>>>

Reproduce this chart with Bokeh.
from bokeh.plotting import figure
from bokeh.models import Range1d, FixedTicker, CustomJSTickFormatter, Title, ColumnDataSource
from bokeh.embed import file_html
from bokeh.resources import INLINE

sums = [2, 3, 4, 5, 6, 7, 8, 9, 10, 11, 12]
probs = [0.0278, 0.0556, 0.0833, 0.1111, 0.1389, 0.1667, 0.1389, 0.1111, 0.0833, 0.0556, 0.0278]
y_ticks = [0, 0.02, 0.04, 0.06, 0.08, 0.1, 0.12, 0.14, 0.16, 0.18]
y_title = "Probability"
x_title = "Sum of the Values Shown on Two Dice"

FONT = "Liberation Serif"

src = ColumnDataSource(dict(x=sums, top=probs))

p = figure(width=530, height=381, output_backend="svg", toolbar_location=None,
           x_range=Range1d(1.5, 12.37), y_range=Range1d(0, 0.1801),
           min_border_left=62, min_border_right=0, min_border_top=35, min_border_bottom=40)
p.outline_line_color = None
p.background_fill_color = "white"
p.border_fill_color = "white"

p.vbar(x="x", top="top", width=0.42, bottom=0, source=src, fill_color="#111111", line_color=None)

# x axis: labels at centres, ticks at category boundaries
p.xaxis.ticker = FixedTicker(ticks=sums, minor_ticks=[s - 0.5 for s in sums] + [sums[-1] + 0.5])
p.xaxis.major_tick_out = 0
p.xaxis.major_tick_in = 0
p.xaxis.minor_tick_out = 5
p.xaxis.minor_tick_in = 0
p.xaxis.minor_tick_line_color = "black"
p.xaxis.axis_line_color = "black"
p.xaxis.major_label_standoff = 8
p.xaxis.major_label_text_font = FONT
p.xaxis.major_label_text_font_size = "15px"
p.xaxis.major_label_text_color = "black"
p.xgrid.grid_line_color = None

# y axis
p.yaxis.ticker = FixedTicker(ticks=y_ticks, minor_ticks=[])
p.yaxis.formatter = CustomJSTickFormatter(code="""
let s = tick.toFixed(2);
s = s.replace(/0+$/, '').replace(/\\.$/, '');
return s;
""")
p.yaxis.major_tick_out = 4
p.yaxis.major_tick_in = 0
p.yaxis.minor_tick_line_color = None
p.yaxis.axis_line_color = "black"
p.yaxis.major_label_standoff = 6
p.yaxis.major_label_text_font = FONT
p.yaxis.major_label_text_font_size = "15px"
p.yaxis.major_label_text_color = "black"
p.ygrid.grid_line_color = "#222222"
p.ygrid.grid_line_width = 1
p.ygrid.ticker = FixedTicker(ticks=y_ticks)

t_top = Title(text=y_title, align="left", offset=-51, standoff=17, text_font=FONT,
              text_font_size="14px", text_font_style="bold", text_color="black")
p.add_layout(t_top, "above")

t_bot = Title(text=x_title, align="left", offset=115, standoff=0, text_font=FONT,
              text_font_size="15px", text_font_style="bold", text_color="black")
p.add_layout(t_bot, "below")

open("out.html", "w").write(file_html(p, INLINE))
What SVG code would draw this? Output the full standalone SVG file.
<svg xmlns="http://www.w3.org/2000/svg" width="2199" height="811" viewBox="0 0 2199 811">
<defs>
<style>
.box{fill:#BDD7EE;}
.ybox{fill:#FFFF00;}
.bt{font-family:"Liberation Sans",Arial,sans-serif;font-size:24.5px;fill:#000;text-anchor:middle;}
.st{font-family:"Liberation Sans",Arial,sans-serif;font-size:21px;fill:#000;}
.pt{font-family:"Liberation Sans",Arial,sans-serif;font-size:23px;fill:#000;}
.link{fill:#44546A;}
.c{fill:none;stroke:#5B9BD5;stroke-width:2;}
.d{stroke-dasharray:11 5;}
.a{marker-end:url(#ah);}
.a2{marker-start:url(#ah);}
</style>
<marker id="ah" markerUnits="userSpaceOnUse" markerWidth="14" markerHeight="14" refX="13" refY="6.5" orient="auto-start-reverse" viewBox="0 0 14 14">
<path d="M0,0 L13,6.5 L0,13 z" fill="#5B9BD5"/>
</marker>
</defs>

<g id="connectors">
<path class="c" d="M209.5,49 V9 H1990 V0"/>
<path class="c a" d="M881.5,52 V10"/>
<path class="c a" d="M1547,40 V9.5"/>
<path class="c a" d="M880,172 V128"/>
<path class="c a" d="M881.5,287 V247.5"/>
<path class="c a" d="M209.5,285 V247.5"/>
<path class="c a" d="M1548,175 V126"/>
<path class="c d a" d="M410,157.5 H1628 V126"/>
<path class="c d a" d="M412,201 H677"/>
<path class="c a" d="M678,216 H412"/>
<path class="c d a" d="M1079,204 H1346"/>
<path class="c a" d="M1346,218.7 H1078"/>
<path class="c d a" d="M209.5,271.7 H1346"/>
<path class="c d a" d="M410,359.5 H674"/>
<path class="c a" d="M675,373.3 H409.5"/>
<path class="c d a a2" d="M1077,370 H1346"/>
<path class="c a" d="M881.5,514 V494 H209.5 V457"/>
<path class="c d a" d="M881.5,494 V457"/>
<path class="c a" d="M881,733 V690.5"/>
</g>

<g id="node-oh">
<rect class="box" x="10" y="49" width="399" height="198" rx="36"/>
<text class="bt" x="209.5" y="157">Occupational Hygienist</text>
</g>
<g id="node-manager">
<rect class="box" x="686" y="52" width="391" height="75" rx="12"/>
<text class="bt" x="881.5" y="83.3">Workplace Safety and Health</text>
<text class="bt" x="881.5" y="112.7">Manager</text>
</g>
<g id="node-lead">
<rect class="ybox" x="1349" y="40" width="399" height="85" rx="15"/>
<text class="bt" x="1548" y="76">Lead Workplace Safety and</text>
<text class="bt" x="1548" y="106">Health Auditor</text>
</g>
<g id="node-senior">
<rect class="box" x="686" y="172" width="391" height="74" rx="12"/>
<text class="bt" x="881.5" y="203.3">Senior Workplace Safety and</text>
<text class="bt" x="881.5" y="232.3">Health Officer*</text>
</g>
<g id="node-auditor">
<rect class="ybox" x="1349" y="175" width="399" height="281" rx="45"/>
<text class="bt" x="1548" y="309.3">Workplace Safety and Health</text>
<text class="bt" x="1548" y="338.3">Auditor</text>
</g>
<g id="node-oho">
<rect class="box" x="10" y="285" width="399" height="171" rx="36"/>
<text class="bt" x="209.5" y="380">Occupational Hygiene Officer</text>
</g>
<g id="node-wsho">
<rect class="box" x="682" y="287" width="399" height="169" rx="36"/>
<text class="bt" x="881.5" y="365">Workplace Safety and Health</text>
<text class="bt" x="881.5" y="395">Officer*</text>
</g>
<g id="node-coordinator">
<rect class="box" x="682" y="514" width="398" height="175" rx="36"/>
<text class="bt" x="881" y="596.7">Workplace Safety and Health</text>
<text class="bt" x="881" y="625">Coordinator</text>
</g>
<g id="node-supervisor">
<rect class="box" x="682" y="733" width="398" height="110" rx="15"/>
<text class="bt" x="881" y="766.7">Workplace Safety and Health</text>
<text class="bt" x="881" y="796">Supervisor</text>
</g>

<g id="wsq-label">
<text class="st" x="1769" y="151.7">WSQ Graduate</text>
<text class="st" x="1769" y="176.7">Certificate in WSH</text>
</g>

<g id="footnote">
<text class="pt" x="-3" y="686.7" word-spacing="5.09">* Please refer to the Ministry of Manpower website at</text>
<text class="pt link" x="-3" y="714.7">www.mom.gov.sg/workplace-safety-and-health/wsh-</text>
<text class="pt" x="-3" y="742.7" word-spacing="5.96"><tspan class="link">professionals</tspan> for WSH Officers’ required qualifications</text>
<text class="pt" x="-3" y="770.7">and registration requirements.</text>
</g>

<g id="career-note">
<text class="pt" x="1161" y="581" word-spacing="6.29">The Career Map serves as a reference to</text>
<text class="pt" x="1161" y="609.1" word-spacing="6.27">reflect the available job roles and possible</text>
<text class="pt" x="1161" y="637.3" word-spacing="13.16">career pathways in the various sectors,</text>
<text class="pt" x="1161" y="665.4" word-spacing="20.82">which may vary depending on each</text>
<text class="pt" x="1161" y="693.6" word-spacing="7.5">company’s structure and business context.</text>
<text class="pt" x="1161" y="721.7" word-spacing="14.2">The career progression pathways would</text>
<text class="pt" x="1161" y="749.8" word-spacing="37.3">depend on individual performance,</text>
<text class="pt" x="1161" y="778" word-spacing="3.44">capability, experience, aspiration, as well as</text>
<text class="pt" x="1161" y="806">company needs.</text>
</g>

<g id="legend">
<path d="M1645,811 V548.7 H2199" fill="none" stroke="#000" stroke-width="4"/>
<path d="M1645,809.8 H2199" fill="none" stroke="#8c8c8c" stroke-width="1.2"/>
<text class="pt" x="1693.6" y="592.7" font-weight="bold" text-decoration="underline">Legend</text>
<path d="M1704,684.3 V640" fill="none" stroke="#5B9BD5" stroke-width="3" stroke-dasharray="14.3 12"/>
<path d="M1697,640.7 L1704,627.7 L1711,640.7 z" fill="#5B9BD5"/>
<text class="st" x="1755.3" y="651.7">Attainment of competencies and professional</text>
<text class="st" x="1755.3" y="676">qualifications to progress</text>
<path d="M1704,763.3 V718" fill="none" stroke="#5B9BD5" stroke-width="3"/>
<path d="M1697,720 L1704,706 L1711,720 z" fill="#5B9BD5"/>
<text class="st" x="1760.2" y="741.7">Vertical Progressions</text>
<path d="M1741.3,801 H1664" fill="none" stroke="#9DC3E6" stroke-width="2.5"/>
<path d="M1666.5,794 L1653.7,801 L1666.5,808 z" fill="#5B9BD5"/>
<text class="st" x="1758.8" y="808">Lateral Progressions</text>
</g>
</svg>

<<<

▶ _Directions_
Write out the records exactly, starting at the first line and stopping after the line that contains "from bokeh.resources import INLINE".

▶ _Complete answer_
Reproduce this chart with Bokeh.
from bokeh.plotting import figure
from bokeh.models import Range1d, FixedTicker, CustomJSTickFormatter, Title, ColumnDataSource
from bokeh.embed import file_html
from bokeh.resources import INLINE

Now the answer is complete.